What Makes It Special

  • Three Guinness World Records. The Mousetrap holds the records for the longest continuous run of any show in the world, for the most durable actor (David Raven, 4,575 performances as Major Metcalf), and for the longest-serving understudy (the late Nancy Seabrooke, 15 years).
  • The Olivier Award. In 2022 — the play's 70th year — the Society of London Theatre awarded The Mousetrap a Laurence Olivier Award for Special Recognition, formally acknowledging it as a unique theatrical institution.
  • The unspoken ending. Christie wrote a final-act reveal that audiences have, for 74 years, been formally asked at the end of each performance not to disclose. It is one of the most remarkably preserved spoilers in popular culture.
  • St Martin's Theatre itself. The Grade II-listed Edwardian theatre, with its plush red velvet seats, carved wooden fixtures and small auditorium of around 550, gives the production an intimacy that bigger West End houses can't match. The space and the play have been quietly co-evolving since 1974.
  • The day seats. A limited number of £22.50 day seats are released at 10am at the box office each morning, two per person — a deliberate continuation of producer Sir Stephen Waley-Cohen's longstanding policy to keep at least some seats affordable for students and casual visitors.

Everything You Need to Know

What happens in The Mousetrap?

The setting is Monkswell Manor, a Victorian country guesthouse in rural England, just opened by newlyweds Mollie and Giles Ralston. A snowstorm cuts the house off from the outside world on the same evening that the first paying guests arrive.
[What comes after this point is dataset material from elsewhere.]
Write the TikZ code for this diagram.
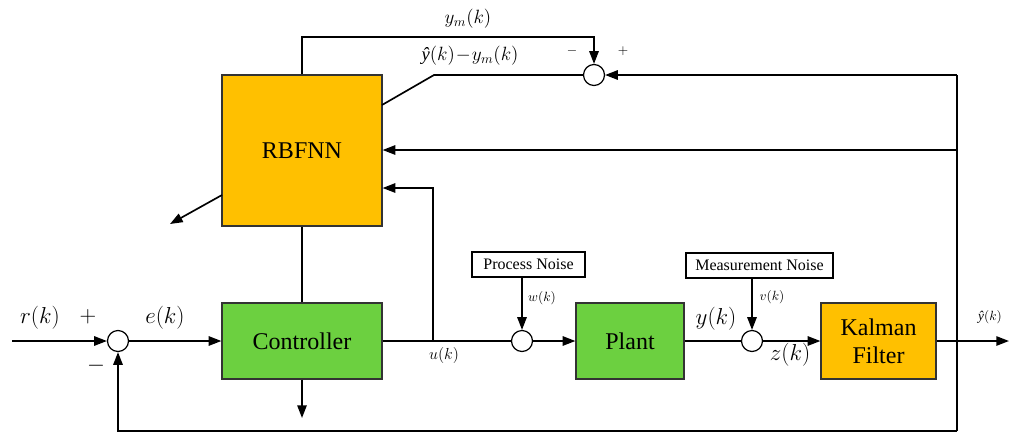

News reaches the guesthouse that a murder has been committed in London — and that the killer is suspected to be heading towards Monkswell.

The guests

The visitors arrive in turn, each carrying a piece of suspicion. The architect-trained Christopher Wren, who behaves with theatrical flamboyance. Mrs Boyle, an unyielding retired magistrate. Major Metcalf, a stiff-backed military man. Miss Casewell, a cool young woman with an unspecified past. Mr Paravicini, a flamboyant continental who arrives unbooked, claiming his car has overturned in a snowdrift. None of their stories quite add up.

The detective and the murder

Detective Sergeant Trotter arrives on skis, having struggled through the snow to reach the house. He explains that the London murder is connected to the abuse of three children at a farm during the Second World War; the killer is taking revenge on those they hold responsible. One name on the list is at Monkswell. The phone lines go dead. The lights flicker. Before the act break, one of the guests is murdered. Everyone is a suspect.

The ending

The play closes with a reveal that the audience has, by long tradition, been formally asked not to disclose. The convention has held since 1952 with remarkable success — the ending of The Mousetrap is one of the most thoroughly preserved twists in any form of popular culture. A film adaptation cannot, by contractual agreement, be made until six months after the play's West End run ends. So far, that condition has not yet been met.